Each line that includes "with" counts once; give the total and nothing besides.

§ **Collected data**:
════════════════════
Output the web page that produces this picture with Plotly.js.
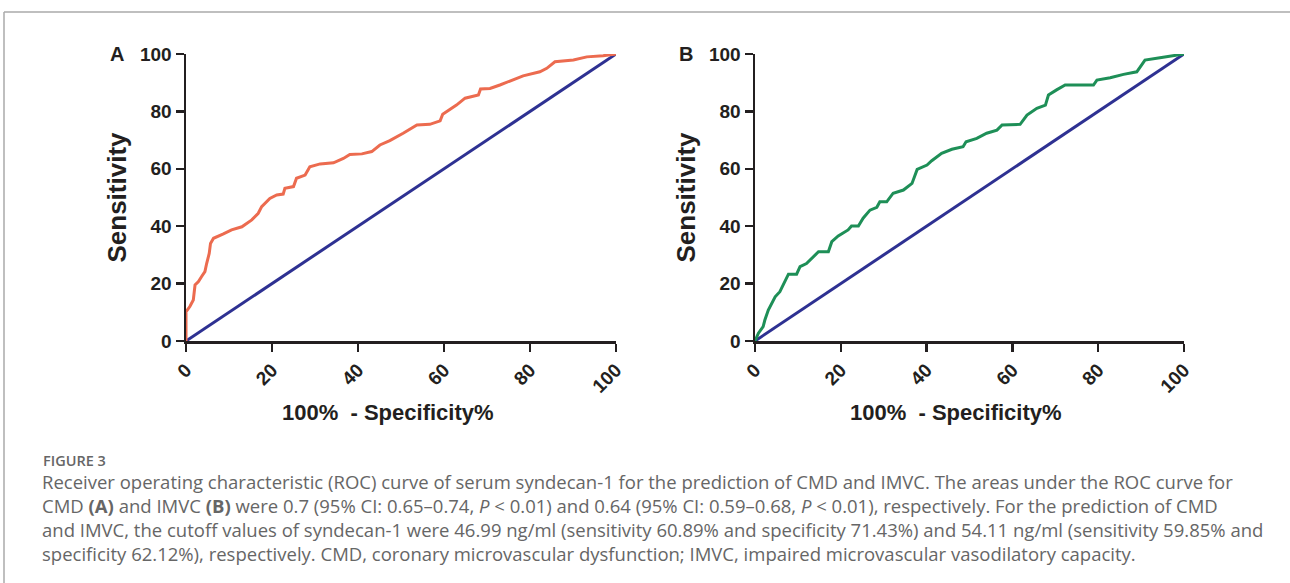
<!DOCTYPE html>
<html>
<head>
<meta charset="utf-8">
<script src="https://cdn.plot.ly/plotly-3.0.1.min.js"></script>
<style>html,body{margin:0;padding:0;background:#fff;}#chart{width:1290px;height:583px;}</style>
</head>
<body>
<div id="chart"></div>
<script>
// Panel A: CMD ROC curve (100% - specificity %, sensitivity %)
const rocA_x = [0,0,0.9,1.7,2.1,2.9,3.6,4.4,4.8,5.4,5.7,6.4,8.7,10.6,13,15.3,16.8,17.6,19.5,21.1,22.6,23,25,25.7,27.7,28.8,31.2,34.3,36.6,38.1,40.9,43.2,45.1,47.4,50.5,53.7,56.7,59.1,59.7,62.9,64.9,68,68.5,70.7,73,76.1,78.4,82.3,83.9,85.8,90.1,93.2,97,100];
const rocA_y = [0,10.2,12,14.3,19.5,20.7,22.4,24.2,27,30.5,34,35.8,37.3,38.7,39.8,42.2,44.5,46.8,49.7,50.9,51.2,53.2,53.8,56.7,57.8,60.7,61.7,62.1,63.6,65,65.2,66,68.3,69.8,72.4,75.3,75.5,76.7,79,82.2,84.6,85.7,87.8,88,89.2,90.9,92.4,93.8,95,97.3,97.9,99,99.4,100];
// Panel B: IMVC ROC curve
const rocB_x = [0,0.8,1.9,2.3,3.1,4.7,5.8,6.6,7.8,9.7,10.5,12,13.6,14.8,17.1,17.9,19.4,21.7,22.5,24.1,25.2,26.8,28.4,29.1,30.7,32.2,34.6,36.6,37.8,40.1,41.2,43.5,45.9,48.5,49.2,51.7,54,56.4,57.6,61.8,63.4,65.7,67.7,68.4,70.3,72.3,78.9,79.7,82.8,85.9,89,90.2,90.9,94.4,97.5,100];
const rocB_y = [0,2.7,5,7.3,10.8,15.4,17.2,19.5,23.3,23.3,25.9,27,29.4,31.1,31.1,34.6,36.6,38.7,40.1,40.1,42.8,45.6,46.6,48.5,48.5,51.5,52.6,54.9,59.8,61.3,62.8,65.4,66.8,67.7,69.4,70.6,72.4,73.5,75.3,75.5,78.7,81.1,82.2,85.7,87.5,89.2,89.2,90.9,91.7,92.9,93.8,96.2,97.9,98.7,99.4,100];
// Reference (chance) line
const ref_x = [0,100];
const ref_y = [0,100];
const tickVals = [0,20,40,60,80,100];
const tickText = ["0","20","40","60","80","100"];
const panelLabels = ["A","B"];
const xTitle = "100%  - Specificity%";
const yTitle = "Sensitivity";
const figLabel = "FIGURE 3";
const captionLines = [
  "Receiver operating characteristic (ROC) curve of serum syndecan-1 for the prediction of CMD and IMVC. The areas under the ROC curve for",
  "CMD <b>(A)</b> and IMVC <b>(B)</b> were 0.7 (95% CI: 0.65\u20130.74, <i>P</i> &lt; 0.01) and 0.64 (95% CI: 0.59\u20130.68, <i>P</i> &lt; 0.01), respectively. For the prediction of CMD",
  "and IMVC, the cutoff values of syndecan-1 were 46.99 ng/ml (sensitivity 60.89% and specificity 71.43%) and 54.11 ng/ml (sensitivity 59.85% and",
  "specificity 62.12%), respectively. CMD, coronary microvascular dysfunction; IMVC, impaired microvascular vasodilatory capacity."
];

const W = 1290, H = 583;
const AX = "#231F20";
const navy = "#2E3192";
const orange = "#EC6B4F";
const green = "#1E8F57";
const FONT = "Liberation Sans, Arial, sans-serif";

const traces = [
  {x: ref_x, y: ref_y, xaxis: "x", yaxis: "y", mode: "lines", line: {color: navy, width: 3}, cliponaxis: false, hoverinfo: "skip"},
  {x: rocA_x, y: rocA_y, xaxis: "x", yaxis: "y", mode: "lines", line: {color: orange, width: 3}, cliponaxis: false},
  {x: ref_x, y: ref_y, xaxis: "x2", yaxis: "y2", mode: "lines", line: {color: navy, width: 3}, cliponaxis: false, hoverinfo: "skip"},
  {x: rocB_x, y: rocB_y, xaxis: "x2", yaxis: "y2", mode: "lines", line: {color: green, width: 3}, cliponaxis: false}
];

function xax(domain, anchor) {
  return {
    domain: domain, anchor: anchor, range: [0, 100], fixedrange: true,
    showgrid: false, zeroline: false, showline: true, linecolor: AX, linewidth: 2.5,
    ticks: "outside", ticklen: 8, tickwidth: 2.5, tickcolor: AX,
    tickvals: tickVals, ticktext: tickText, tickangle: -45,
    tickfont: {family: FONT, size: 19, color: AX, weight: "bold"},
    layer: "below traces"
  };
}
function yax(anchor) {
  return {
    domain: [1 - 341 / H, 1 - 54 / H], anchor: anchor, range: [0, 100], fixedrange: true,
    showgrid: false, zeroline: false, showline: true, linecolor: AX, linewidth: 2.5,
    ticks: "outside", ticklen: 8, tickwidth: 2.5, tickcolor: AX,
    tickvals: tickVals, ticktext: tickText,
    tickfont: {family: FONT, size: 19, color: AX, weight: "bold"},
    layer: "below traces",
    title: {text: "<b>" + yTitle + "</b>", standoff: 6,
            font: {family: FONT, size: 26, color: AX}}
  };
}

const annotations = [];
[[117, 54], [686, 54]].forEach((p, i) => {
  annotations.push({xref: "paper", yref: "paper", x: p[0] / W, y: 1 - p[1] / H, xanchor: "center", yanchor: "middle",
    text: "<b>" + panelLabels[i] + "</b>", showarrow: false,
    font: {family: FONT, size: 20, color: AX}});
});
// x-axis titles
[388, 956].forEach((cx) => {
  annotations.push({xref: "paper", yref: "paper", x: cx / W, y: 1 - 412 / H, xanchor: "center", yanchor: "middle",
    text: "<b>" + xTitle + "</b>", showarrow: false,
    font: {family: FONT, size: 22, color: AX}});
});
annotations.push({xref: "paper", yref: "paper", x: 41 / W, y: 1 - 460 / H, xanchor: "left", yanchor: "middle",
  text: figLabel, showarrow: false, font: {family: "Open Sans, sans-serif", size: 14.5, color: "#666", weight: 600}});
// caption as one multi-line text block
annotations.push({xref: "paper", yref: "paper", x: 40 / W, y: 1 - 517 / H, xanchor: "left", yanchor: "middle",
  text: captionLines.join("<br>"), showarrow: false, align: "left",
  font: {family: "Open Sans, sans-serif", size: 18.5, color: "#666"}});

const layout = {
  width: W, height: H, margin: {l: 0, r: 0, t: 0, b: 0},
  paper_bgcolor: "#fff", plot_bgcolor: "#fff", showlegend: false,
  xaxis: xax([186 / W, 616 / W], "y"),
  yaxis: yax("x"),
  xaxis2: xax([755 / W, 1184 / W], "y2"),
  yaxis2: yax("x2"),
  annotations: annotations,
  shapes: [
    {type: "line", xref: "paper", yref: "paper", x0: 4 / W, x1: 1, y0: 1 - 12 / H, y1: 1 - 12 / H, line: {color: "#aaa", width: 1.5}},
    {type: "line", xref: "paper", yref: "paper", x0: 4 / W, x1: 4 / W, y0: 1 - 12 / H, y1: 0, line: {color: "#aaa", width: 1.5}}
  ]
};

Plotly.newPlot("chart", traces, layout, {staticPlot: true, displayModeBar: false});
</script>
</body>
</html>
════════════════════
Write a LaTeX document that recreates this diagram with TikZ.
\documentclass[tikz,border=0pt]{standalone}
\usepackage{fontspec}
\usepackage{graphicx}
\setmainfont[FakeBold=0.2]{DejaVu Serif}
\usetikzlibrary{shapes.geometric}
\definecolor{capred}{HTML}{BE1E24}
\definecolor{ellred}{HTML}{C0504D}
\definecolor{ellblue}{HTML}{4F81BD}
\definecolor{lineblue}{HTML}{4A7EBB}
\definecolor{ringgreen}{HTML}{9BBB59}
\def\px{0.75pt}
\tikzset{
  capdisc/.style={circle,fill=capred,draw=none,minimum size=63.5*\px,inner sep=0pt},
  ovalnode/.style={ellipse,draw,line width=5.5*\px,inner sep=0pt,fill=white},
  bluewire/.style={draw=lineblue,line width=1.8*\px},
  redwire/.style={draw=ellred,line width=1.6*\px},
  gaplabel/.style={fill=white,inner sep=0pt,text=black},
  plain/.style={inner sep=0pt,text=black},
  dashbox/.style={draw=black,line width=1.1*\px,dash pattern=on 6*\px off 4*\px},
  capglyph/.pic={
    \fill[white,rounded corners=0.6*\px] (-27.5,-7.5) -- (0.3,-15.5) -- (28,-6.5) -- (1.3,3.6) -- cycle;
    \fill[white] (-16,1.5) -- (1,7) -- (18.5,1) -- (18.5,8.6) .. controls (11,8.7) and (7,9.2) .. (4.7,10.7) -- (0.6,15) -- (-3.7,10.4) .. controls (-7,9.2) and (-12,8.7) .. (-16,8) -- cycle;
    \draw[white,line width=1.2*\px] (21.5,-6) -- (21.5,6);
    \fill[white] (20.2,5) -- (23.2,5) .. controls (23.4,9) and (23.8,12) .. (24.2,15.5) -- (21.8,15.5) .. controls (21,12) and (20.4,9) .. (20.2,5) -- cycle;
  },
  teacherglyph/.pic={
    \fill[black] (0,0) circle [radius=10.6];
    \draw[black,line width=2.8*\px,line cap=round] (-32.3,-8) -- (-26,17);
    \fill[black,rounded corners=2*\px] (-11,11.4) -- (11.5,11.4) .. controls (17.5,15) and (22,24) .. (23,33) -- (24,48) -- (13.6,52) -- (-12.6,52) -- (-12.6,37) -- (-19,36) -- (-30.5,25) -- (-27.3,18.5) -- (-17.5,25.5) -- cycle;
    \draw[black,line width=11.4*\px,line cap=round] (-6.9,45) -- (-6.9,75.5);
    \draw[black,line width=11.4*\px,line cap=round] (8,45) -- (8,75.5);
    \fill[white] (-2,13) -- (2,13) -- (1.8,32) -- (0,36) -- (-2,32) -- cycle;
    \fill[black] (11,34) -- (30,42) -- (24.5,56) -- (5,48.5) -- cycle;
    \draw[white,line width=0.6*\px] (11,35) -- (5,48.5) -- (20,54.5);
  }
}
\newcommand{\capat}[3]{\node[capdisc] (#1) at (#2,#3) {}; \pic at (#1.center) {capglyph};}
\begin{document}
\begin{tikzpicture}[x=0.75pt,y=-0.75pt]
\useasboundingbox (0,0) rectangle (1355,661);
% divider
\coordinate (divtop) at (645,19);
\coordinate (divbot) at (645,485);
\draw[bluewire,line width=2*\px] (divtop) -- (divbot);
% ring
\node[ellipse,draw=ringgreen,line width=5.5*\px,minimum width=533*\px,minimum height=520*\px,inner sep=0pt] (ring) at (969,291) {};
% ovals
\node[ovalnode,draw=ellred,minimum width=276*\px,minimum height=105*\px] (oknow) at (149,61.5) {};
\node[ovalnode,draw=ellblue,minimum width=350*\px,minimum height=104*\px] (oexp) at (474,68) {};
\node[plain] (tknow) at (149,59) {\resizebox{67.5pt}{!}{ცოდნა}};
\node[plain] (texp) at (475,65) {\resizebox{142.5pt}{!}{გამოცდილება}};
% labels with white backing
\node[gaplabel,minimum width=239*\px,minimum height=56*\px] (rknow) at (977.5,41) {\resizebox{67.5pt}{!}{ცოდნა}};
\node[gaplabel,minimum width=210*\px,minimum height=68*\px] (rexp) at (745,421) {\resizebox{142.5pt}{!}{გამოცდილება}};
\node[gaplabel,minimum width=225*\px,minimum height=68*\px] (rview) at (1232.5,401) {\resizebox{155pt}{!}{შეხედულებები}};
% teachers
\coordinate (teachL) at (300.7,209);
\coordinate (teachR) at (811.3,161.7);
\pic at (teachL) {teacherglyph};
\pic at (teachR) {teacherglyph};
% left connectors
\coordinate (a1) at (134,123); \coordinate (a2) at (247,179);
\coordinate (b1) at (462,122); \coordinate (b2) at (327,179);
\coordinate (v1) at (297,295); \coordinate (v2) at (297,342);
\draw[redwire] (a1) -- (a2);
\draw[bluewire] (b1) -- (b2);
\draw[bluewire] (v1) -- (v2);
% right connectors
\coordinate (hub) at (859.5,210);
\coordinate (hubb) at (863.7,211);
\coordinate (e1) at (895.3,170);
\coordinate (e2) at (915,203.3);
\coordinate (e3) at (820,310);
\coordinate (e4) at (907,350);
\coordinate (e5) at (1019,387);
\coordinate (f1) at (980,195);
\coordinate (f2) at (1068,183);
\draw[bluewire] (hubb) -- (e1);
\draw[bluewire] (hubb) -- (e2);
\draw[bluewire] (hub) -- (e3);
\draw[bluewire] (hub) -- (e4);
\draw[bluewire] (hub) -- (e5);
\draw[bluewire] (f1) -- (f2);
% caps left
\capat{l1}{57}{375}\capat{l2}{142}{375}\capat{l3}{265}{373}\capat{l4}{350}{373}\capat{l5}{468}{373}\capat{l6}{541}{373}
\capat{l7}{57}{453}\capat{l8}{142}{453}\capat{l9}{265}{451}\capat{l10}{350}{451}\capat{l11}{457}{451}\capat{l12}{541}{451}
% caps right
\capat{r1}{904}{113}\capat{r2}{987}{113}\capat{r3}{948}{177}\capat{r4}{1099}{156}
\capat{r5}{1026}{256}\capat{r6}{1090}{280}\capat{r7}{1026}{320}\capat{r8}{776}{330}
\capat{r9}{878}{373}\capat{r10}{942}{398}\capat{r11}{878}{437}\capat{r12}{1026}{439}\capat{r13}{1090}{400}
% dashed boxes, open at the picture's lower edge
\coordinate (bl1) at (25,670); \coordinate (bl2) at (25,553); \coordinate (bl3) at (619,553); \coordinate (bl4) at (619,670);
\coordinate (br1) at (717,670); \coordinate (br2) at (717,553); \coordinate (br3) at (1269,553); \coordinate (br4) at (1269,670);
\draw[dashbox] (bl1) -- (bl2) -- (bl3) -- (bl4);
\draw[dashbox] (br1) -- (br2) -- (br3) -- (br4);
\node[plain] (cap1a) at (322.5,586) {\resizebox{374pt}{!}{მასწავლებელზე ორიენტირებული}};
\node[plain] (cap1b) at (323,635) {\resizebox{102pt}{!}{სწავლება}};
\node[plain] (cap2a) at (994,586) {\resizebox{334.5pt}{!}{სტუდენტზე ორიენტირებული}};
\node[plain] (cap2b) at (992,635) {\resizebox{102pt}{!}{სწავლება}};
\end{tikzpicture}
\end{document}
════════════════════
§ **Complete response**:
3